Code that draws figures:
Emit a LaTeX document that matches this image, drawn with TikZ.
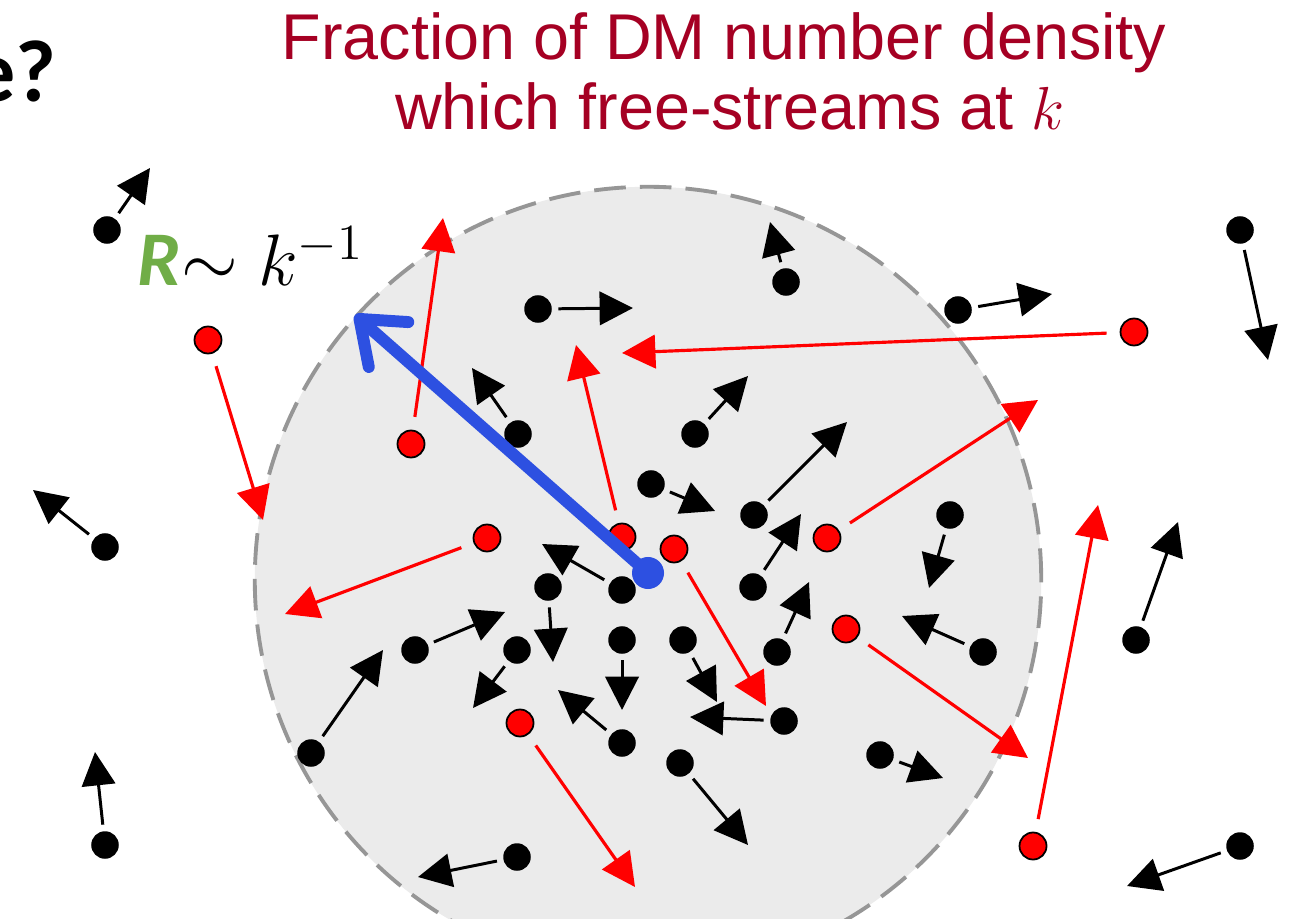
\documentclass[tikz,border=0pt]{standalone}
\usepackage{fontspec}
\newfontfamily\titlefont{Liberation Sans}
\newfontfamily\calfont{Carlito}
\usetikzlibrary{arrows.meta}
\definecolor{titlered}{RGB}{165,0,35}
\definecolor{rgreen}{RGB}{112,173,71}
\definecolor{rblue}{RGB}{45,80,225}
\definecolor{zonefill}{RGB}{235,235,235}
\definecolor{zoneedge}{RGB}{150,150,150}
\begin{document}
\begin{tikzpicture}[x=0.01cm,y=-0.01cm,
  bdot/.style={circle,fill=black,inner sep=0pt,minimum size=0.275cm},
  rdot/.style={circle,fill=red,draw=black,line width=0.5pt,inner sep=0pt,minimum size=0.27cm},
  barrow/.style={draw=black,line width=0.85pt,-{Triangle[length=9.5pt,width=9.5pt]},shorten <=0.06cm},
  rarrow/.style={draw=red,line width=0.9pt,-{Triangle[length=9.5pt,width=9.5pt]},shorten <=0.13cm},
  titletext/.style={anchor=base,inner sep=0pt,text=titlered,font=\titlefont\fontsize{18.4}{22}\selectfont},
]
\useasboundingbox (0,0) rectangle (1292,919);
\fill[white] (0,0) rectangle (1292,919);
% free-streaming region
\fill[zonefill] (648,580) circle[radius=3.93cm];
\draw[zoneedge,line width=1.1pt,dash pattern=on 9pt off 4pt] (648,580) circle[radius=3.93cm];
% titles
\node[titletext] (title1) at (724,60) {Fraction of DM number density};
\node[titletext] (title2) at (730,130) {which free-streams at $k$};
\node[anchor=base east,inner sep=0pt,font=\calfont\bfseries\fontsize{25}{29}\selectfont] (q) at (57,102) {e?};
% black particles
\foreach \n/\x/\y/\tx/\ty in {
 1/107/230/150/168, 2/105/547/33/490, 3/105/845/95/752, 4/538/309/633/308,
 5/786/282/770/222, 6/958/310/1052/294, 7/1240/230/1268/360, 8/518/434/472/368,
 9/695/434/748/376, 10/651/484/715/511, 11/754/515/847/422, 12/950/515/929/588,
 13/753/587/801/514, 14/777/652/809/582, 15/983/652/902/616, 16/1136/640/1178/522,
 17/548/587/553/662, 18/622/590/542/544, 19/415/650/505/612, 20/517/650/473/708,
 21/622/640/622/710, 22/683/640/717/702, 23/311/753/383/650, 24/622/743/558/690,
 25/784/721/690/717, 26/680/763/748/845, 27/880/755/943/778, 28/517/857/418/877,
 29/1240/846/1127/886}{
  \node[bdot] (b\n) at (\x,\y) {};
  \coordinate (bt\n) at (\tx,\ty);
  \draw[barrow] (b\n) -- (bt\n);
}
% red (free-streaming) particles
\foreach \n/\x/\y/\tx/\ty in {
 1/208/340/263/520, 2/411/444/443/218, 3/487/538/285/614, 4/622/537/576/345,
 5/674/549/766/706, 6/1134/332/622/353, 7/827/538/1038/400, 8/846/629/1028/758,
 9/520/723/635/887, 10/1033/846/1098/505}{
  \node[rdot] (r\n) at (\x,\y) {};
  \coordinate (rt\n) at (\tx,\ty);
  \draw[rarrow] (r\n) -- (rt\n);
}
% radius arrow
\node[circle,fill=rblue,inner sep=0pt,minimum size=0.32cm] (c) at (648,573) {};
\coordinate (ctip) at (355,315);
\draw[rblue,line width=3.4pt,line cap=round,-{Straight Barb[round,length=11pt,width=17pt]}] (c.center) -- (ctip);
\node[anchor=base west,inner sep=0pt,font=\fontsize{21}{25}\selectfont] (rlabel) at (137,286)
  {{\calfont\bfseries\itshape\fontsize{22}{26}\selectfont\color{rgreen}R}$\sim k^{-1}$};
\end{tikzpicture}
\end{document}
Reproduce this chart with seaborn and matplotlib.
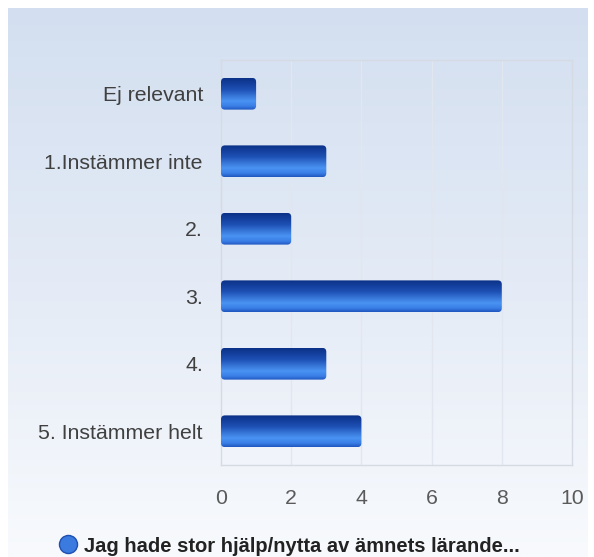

DIRECTIVE: Repeat the records above exactly, omitting every picture.

ANSWER FOR THIS EXERCISE:
Emit a LaTeX document that matches this image, drawn with TikZ.
\documentclass[tikz,border=0pt]{standalone}
\usepackage{fontspec}
\newfontfamily\titlefont{Liberation Sans}
\newfontfamily\calfont{Carlito}
\usetikzlibrary{arrows.meta}
\definecolor{titlered}{RGB}{165,0,35}
\definecolor{rgreen}{RGB}{112,173,71}
\definecolor{rblue}{RGB}{45,80,225}
\definecolor{zonefill}{RGB}{235,235,235}
\definecolor{zoneedge}{RGB}{150,150,150}
\begin{document}
\begin{tikzpicture}[x=0.01cm,y=-0.01cm,
  bdot/.style={circle,fill=black,inner sep=0pt,minimum size=0.275cm},
  rdot/.style={circle,fill=red,draw=black,line width=0.5pt,inner sep=0pt,minimum size=0.27cm},
  barrow/.style={draw=black,line width=0.85pt,-{Triangle[length=9.5pt,width=9.5pt]},shorten <=0.06cm},
  rarrow/.style={draw=red,line width=0.9pt,-{Triangle[length=9.5pt,width=9.5pt]},shorten <=0.13cm},
  titletext/.style={anchor=base,inner sep=0pt,text=titlered,font=\titlefont\fontsize{18.4}{22}\selectfont},
]
\useasboundingbox (0,0) rectangle (1292,919);
\fill[white] (0,0) rectangle (1292,919);
% free-streaming region
\fill[zonefill] (648,580) circle[radius=3.93cm];
\draw[zoneedge,line width=1.1pt,dash pattern=on 9pt off 4pt] (648,580) circle[radius=3.93cm];
% titles
\node[titletext] (title1) at (724,60) {Fraction of DM number density};
\node[titletext] (title2) at (730,130) {which free-streams at $k$};
\node[anchor=base east,inner sep=0pt,font=\calfont\bfseries\fontsize{25}{29}\selectfont] (q) at (57,102) {e?};
% black particles
\foreach \n/\x/\y/\tx/\ty in {
 1/107/230/150/168, 2/105/547/33/490, 3/105/845/95/752, 4/538/309/633/308,
 5/786/282/770/222, 6/958/310/1052/294, 7/1240/230/1268/360, 8/518/434/472/368,
 9/695/434/748/376, 10/651/484/715/511, 11/754/515/847/422, 12/950/515/929/588,
 13/753/587/801/514, 14/777/652/809/582, 15/983/652/902/616, 16/1136/640/1178/522,
 17/548/587/553/662, 18/622/590/542/544, 19/415/650/505/612, 20/517/650/473/708,
 21/622/640/622/710, 22/683/640/717/702, 23/311/753/383/650, 24/622/743/558/690,
 25/784/721/690/717, 26/680/763/748/845, 27/880/755/943/778, 28/517/857/418/877,
 29/1240/846/1127/886}{
  \node[bdot] (b\n) at (\x,\y) {};
  \coordinate (bt\n) at (\tx,\ty);
  \draw[barrow] (b\n) -- (bt\n);
}
% red (free-streaming) particles
\foreach \n/\x/\y/\tx/\ty in {
 1/208/340/263/520, 2/411/444/443/218, 3/487/538/285/614, 4/622/537/576/345,
 5/674/549/766/706, 6/1134/332/622/353, 7/827/538/1038/400, 8/846/629/1028/758,
 9/520/723/635/887, 10/1033/846/1098/505}{
  \node[rdot] (r\n) at (\x,\y) {};
  \coordinate (rt\n) at (\tx,\ty);
  \draw[rarrow] (r\n) -- (rt\n);
}
% radius arrow
\node[circle,fill=rblue,inner sep=0pt,minimum size=0.32cm] (c) at (648,573) {};
\coordinate (ctip) at (355,315);
\draw[rblue,line width=3.4pt,line cap=round,-{Straight Barb[round,length=11pt,width=17pt]}] (c.center) -- (ctip);
\node[anchor=base west,inner sep=0pt,font=\fontsize{21}{25}\selectfont] (rlabel) at (137,286)
  {{\calfont\bfseries\itshape\fontsize{22}{26}\selectfont\color{rgreen}R}$\sim k^{-1}$};
\end{tikzpicture}
\end{document}
Reproduce this chart with seaborn and matplotlib.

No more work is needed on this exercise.